I pointed out that what on earth was the point of me wearing sexy lingerie as he never came to bed with me to see me wear it! He conceded that yes, he could see my point. Hell I could come downstairs in the evening all dolled up and that *still* wouldn't persuade him to come to bed with me anyway!

Have no idea what to do. The quality time thing is always the same: if I make the effort he might join in. Not guaranteed. He uses it as a bartering tool: if he has big plans of going out that, say, leave me handling all the kids on my own, he'll promise me quality time. Or when I get to the point where I'm fed up of him avoiding quality time, he'll promise it to appease me.

The getting-him-to-come-to-bed-earlier...? I simply *cannot* persuade him. I could promise him all of the good stuff he might ever want: nope, still not happening! I said I didn't expect it every night but maybe twice a week. His excuse covers the quality time bit too: after a hard day at work, he wants to unwind. He's a loner and often just wants his own company. He wants to wind down. He's not a people person on the whole. 

It's all mixed up together and I'm not sure what to do to make it better. I'm worried because we often seem like two ships that pas in the night. He gets sick of me talking about quality time. I feel hurt and deprioritized and wonder what he's actually bringing to the table. I hate to say it but I want more than he is giving me.


----------



## golfergirl (Dec 8, 2010)

walkingwounded said:


> Me and my H had an argument about our sex life the other day and I can't work out what to do. There are a few threads entwined in this which makes it a bit complicated.
> 
> OK. It started with quality time. QT is my primary love language and we often argue about it as he can be reluctant to dedicate exclusive time to us. He gets it but doesn't always put it into practice.
> 
> ...


Is he really not a people person? When it comes time to hanging with the buddies, it sounds like he's all in.
Someone did ask you before if he really wants to be married. He seema like family is something he suffers through to get to the fun stuff.
I think you excuse a lot.
_Posted via Mobile Device_


----------



## that_girl (Jul 6, 2011)

Perhaps go to bed and let him wake you up when he comes to bed?


----------



## golfergirl (Dec 8, 2010)

He sounds so hurtful in so many ways. He doesn't say it but his actions shows how he is number 1. Why couldn't he go to bed with you and after you fall asleep get up and do his thing. At least half the time.
_Posted via Mobile Device_


----------



## walkingwounded (May 7, 2011)

I can see what he means about being quite solitary. But conversely he does like to hang out with his good friend. He says he does like my company despite what I think?

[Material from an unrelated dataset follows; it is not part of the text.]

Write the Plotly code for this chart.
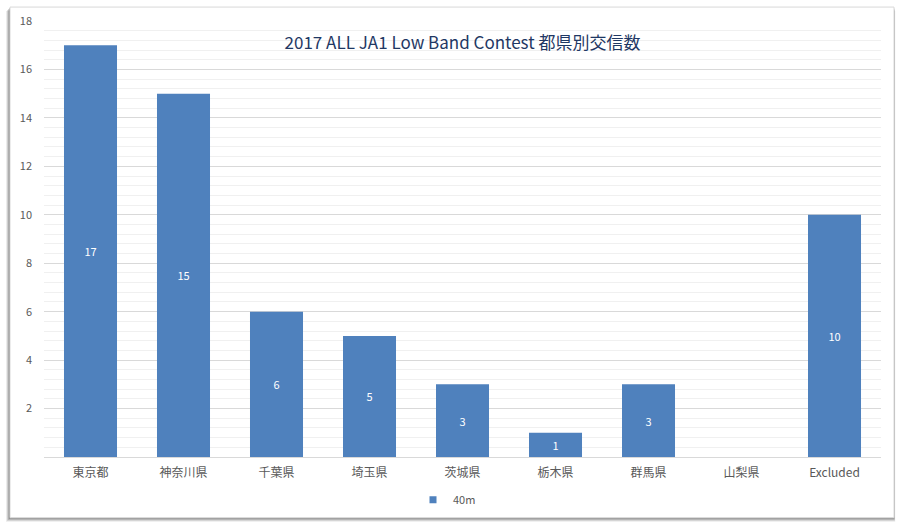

I have been amenable to him waking me when he comes to bed. In fact I welcomed it. But our youngest is not sleeping well atm and we both have broken sleep most nights. I am more and more tired and it not working for us as often the youngest wakes before he gets to bed so we don't get that time anyway.

He suggested we could have some time before I get tired. I have tried this though but we both feel uncomfortable as with the littlest getting up at night often means a little face appearing round the door whilst we're still up.

I know I push it more when I feel him resisting which doesn't help either way.
_Posted via Mobile Device_


----------